A question remains - will a unified approach to high performance computing keep NVIDIA at the top of the stack when it comes to computational output per unit of power? NVIDIA will see challenges from the field. For example, Graphcore is laser focusing on AI acceleration with their Intelligence Processing Unit or IPU. And while their focus on speeding up sparse matrix arithmetic won’t land them in the top of the FP64 processing competition, Graphcore has shown impressive results on specific codes such as those leveraging Natural Language Processing or Markov Chain Monte Carlo Probabilistic Models. There’s also Tenstorrent, a Toronto based startup focused solely on the speedup of machine learning models. And this hardware company has attracted some serious talent with the addition of Jim Keller, who is one of the most respected processor architects in the industry. And while Intel may have been slow out of the gate, Ponte Vecchio will come and with the recent announcement of the die with 8,192 cores, there will be a certain disruption to the market that NVIDIA has well covered at the moment.

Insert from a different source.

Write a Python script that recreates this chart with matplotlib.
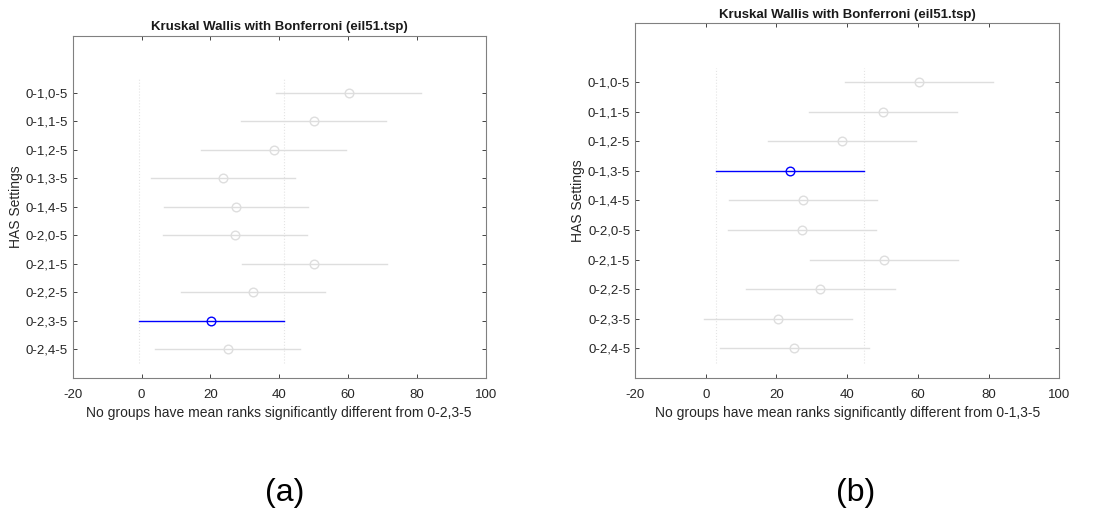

Finishing where we started, what does this all mean for the fastest supercomputers in the world? Here’s a quick list of what to look out for:
- GPU’s, specifically those built by NVIDIA for now, will lead the way forward in the most efficient supercomputers
- As new architectures emerge, the HPC community will continue to debate the future of the LINPACK benchmark. It isn’t a new discussion.
- The push to Exascale will march forward and we shouldn’t be surprised to see a temporary drop in efficiency as the US, Europe, Japan and China all push for Exascale dominance
- With the myriad of accelerators coming to market, we should see an interesting shift in the next few years away from a chip technology chart that is pure Intel. Competition is a good thing.